I want to remind you how important European peace movements have been for those of us in the United States. You have inspired and sometimes embarrassed us into do what has needed to be done. During the Vietnam War and then again during the reckless nuclear arms race of late 1970s and 80s, your moral vision and actions helped to empower us to challenge and transform deadly U.S. actions and policies. You can do this again. With your coming unified September 20 out of Afghanistan demonstration here in Germany, the European 60 Years of NATO is enough actions next spring, and other actions and initiatives, you can help us to finally bring U.S. — as well as European — troops home from Afghanistan and Iraq.
 
What will follow may not be entirely pretty, but let me close with a few words from Mahatma Gandhi.
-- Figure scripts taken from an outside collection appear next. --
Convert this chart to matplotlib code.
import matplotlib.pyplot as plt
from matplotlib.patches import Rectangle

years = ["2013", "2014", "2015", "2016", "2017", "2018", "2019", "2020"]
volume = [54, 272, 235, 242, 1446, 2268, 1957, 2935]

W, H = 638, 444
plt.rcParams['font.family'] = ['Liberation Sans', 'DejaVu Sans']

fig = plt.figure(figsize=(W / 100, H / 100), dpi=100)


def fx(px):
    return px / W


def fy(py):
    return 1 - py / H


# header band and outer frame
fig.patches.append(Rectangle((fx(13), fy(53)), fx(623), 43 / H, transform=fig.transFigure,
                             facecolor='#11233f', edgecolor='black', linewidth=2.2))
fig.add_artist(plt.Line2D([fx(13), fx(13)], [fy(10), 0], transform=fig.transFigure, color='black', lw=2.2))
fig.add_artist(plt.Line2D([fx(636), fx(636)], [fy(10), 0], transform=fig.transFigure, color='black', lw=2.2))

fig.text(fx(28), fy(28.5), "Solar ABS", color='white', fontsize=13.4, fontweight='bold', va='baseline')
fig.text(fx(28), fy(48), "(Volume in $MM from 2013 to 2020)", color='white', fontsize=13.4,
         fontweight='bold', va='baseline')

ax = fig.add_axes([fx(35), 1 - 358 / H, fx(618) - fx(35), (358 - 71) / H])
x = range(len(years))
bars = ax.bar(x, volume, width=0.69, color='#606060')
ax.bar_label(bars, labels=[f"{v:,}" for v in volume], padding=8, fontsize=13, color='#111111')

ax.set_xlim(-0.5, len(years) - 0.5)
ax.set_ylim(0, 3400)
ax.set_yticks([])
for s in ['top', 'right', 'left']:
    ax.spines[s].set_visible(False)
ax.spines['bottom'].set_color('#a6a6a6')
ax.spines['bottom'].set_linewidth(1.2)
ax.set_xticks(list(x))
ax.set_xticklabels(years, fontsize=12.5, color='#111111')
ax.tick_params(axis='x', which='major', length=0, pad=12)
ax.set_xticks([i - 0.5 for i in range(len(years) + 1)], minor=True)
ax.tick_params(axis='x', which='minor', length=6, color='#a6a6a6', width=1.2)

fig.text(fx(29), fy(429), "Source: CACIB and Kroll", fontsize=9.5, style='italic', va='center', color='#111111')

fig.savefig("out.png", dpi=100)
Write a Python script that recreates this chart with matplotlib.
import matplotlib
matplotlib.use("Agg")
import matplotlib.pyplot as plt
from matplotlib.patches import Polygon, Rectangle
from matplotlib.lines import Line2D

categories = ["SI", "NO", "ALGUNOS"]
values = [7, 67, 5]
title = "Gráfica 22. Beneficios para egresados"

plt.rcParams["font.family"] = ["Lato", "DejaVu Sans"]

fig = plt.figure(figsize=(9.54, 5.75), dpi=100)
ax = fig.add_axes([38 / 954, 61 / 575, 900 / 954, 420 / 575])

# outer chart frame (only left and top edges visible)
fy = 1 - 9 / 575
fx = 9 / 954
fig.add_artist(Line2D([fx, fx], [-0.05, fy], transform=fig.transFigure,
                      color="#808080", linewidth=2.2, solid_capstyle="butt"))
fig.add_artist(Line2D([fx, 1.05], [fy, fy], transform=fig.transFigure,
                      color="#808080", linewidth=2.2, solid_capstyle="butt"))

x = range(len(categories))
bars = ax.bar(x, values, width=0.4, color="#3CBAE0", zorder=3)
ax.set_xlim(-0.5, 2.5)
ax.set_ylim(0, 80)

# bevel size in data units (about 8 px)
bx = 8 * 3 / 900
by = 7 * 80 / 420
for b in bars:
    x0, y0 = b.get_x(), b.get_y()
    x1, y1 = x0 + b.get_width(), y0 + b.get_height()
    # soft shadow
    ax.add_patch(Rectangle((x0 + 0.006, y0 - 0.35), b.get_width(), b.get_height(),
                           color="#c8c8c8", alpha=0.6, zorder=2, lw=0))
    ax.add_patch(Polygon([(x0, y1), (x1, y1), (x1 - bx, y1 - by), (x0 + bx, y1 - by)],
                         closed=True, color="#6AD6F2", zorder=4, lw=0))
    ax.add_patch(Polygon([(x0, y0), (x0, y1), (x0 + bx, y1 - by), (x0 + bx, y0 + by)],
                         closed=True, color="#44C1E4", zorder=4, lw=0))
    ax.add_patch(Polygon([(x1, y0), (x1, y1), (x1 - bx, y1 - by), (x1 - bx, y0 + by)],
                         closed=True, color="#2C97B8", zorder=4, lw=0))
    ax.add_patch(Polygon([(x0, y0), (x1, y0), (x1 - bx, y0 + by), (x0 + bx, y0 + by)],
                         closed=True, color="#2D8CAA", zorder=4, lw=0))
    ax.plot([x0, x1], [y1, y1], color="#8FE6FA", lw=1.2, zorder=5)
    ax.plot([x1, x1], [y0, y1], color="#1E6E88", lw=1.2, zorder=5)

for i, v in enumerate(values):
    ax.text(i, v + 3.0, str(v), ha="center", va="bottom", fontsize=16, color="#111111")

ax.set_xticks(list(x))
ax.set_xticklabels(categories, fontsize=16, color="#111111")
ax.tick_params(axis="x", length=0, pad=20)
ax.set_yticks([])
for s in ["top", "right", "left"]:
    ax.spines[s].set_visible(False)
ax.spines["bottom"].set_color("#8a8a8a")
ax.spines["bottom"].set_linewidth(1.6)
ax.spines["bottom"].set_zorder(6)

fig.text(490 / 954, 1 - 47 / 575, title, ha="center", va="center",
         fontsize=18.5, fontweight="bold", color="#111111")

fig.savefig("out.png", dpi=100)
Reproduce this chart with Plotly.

In the last days of the British Raj in India, Lord Mountbatten warned Gandhi that if the British left, chaos would follow. Gandhi's reply was "Yes, but it will be our chaos." History tells us that we cannot export democracy with bombs and bullets, that nations and cultures must exercise their own self-determination, and that the colonial era ended with Vietnam if not earlier.
 
Together, give peace a chance. All troops out of Afghanistan.
 
Dr. Joseph Gerson is Director of Programs of the American Friends Service Committee in New England.
 
* * *
 
[1] Washington Post. November. 25, 2007; Baltimore Sun Times, cited in Japan Times February 29, 2008
 
[2] New York Times, May 16, 2008; Jim Hoagland. "Try Pakistan First", The Washington Post National Weekly edition, May 5-11, 2008
 
[3] Barack Obama, August 1, 2007.
 
[4] John McCain. Munich Conference on Security Policy, February 10, 2007.